Every line with the string "chart" should be gathered.

________

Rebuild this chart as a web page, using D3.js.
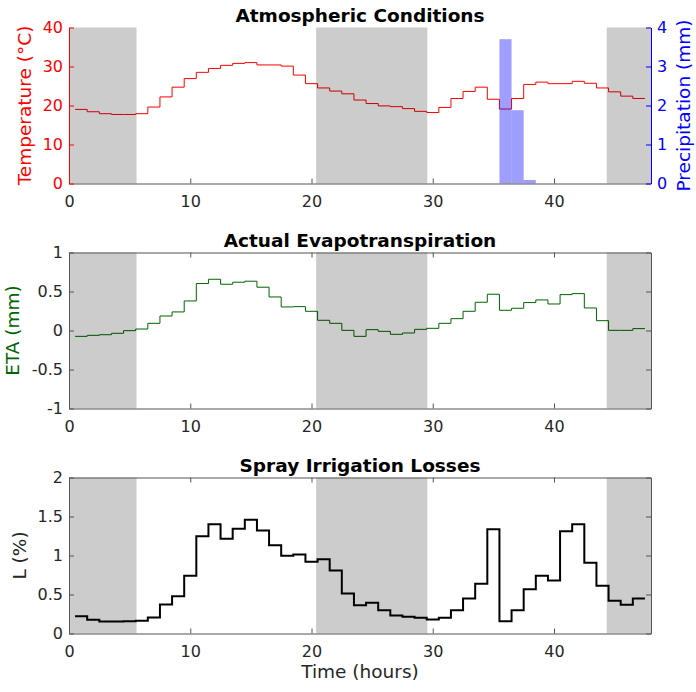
<!DOCTYPE html>
<html>
<head>
  <title>Atmospheric Conditions</title>
  <style>
    body { margin: 0; background: #ffffff; }
    svg { display: block; font-family: "DejaVu Sans", sans-serif; }
  </style>
</head>
<body>
  <div id="chart"></div>

  <script src="https://d3js.org/d3.v7.min.js"></script>
  <script>
    // start of each hourly step (hours); each value holds for one hour
    var hours = [0.5, 1.5, 2.5, 3.5, 4.5, 5.5, 6.5, 7.5, 8.5, 9.5,
      10.5, 11.5, 12.5, 13.5, 14.5, 15.5, 16.5, 17.5, 18.5, 19.5,
      20.5, 21.5, 22.5, 23.5, 24.5, 25.5, 26.5, 27.5, 28.5, 29.5,
      30.5, 31.5, 32.5, 33.5, 34.5, 35.5, 36.5, 37.5, 38.5, 39.5,
      40.5, 41.5, 42.5, 43.5, 44.5, 45.5, 46.5];
    var stepEnd = 47.5;

    var temperature = [19.0, 18.4, 17.9, 17.7, 17.7, 17.9, 19.6, 22.2, 24.7, 26.9,
      28.5, 29.5, 30.3, 30.8, 31.0, 30.4, 30.4, 30.1, 27.8, 25.6,
      24.5, 23.7, 23.0, 21.4, 20.5, 19.9, 19.7, 19.2, 18.5, 18.2,
      19.5, 21.8, 23.6, 24.7, 21.6, 19.1, 21.8, 25.4, 26.0, 25.6,
      25.6, 26.2, 25.7, 24.5, 23.5, 22.4, 21.8];

    var eta = [-0.075, -0.062, -0.054, -0.036, -0.002, 0.019, 0.092, 0.186, 0.238, 0.379,
      0.602, 0.657, 0.593, 0.619, 0.632, 0.555, 0.430, 0.302, 0.306, 0.246,
      0.131, 0.092, 0.002, -0.075, 0.011, -0.011, -0.049, -0.032, 0.015, 0.028,
      0.092, 0.152, 0.246, 0.362, 0.465, 0.259, 0.285, 0.358, 0.392, 0.340,
      0.460, 0.473, 0.289, 0.126, 0.002, 0.002, 0.024];

    var losses = [0.222, 0.175, 0.154, 0.154, 0.158, 0.162, 0.205, 0.372, 0.479, 0.739,
      1.248, 1.402, 1.214, 1.342, 1.457, 1.321, 1.132, 0.996, 1.013, 0.919,
      0.953, 0.808, 0.513, 0.363, 0.393, 0.299, 0.231, 0.214, 0.201, 0.179,
      0.201, 0.299, 0.449, 0.637, 1.338, 0.158, 0.299, 0.568, 0.739, 0.679,
      1.312, 1.402, 0.906, 0.611, 0.419, 0.368, 0.449];

    // rainfall bars, centred on the hour
    var rainHours = [36, 37, 38];
    var rainfall = [3.70, 1.88, 0.09];

    // night periods, shaded grey
    var nightStart = [0, 20.38, 44.35];
    var nightEnd = [5.57, 29.55, 48];

    var xTicks = [0, 10, 20, 30, 40];
    var tempTicks = [0, 10, 20, 30, 40];
    var rainTicks = [0, 1, 2, 3, 4];
    var etaTicks = [-1, -0.5, 0, 0.5, 1];
    var lossTicks = [0, 0.5, 1, 1.5, 2];

    var width = 696, height = 692;
    var left = 69, right = 651;
    var axisColor = "#555555";
    var textColor = "#262626";
    var tickFont = "16px";
    var labelFont = "18.5px";

    var svg = d3.select("#chart")
      .append("svg")
      .attr("width", width)
      .attr("height", height);

    var x = d3.scaleLinear().domain([0, 48]).range([left, right]);

    function stepData(values) {
      var pts = hours.map(function (h, i) { return [h, values[i]]; });
      pts.push([stepEnd, values[values.length - 1]]);
      return pts;
    }

    function shade(g, y) {
      g.selectAll("rect.night")
        .data(nightStart)
        .enter().append("rect")
        .attr("class", "night")
        .attr("x", function (d) { return x(d); })
        .attr("width", function (d, i) { return x(nightEnd[i]) - x(d); })
        .attr("y", y.range()[1])
        .attr("height", y.range()[0] - y.range()[1])
        .attr("fill", "#000000")
        .attr("fill-opacity", 0.2);
    }

    function stepLine(g, y, values, color, w) {
      var line = d3.line()
        .x(function (d) { return x(d[0]); })
        .y(function (d) { return y(d[1]); })
        .curve(d3.curveStepAfter);
      g.append("path")
        .datum(stepData(values))
        .attr("d", line)
        .attr("fill", "none")
        .attr("stroke", color)
        .attr("stroke-width", w);
    }

    function styleAxis(g, lineColor, labelColor) {
      g.selectAll("path, line").attr("stroke", lineColor);
      g.selectAll("text")
        .attr("fill", labelColor)
        .style("font-size", tickFont)
        .style("font-family", "DejaVu Sans");
    }

    function bottomAxis(g, y) {
      var a = g.append("g")
        .attr("transform", "translate(0," + y.range()[0] + ")")
        .call(d3.axisBottom(x).tickValues(xTicks).tickSizeInner(-5)
          .tickSizeOuter(0).tickPadding(12).tickFormat(d3.format("d")));
      styleAxis(a, axisColor, textColor);
    }

    function boxAxes(g, y) {
      var top = g.append("g")
        .attr("transform", "translate(0," + y.range()[1] + ")")
        .call(d3.axisTop(x).tickValues(xTicks).tickSizeInner(-5)
          .tickSizeOuter(0).tickFormat(""));
      styleAxis(top, axisColor, textColor);
    }

    function leftAxis(g, y, ticks, color, labelColor) {
      var a = g.append("g")
        .attr("transform", "translate(" + left + ",0)")
        .call(d3.axisLeft(y).tickValues(ticks).tickSizeInner(-5)
          .tickSizeOuter(0).tickPadding(6).tickFormat(function (d) { return String(d); }));
      styleAxis(a, color, labelColor);
    }

    function rightAxis(g, y, ticks, color, labelColor, withLabels) {
      var a = g.append("g")
        .attr("transform", "translate(" + right + ",0)")
        .call(d3.axisRight(y).tickValues(ticks).tickSizeInner(-5)
          .tickSizeOuter(0).tickPadding(6)
          .tickFormat(withLabels ? function (d) { return String(d); } : ""));
      styleAxis(a, color, labelColor);
    }

    function title(g, text, yPos) {
      g.append("text")
        .attr("x", (left + right) / 2)
        .attr("y", yPos)
        .attr("text-anchor", "middle")
        .attr("fill", "#000000")
        .style("font-size", labelFont)
        .style("font-weight", "bold")
        .text(text);
    }

    function yLabel(g, text, xPos, yMid, color) {
      g.append("text")
        .attr("transform", "translate(" + xPos + "," + yMid + ") rotate(-90)")
        .attr("text-anchor", "middle")
        .attr("fill", color)
        .style("font-size", labelFont)
        .text(text);
    }

    // ---- Atmospheric Conditions ----
    var g1 = svg.append("g");
    var yT = d3.scaleLinear().domain([0, 40]).range([183.5, 27.5]);
    var yP = d3.scaleLinear().domain([0, 4]).range([183.5, 27.5]);
    stepLine(g1, yT, temperature, "#ff0000", 1);
    g1.selectAll("rect.rain")
      .data(rainHours)
      .enter().append("rect")
      .attr("class", "rain")
      .attr("x", function (d) { return x(d - 0.5); })
      .attr("width", function (d) { return x(d + 0.5) - x(d - 0.5); })
      .attr("y", function (d, i) { return yP(rainfall[i]); })
      .attr("height", function (d, i) { return yP(0) - yP(rainfall[i]); })
      .attr("fill", "#0000ff")
      .attr("fill-opacity", 0.38);
    shade(g1, yT);
    bottomAxis(g1, yT);
    leftAxis(g1, yT, tempTicks, "#ff0000", "#ff0000");
    rightAxis(g1, yP, rainTicks, "#0000ff", "#0000ff", true);
    title(g1, "Atmospheric Conditions", 22);
    yLabel(g1, "Temperature (°C)", 31, 105.5, "#ff0000");
    yLabel(g1, "Precipitation (mm)", 690, 105.5, "#0000ff");

    // ---- Actual Evapotranspiration ----
    var g2 = svg.append("g");
    var yE = d3.scaleLinear().domain([-1, 1]).range([408.5, 252.5]);
    stepLine(g2, yE, eta, "#006400", 1);
    shade(g2, yE);
    boxAxes(g2, yE);
    bottomAxis(g2, yE);
    leftAxis(g2, yE, etaTicks, axisColor, textColor);
    rightAxis(g2, yE, etaTicks, axisColor, textColor, false);
    title(g2, "Actual Evapotranspiration", 247);
    yLabel(g2, "ETA (mm)", 19, 330.5, "#006400");

    // ---- Spray Irrigation Losses ----
    var g3 = svg.append("g");
    var yL = d3.scaleLinear().domain([0, 2]).range([633.5, 477.5]);
    stepLine(g3, yL, losses, "#000000", 2);
    shade(g3, yL);
    boxAxes(g3, yL);
    bottomAxis(g3, yL);
    leftAxis(g3, yL, lossTicks, axisColor, textColor);
    rightAxis(g3, yL, lossTicks, axisColor, textColor, false);
    title(g3, "Spray Irrigation Losses", 472);
    yLabel(g3, "L (%)", 26, 555.5, textColor);

    svg.append("text")
      .attr("x", (left + right) / 2)
      .attr("y", 678)
      .attr("text-anchor", "middle")
      .attr("fill", textColor)
      .style("font-size", labelFont)
      .text("Time (hours)");
  </script>
</body>
</html>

________

> **The reply**:
Rebuild this chart as a web page, using D3.js.
  <div id="chart"></div>
    var svg = d3.select("#chart")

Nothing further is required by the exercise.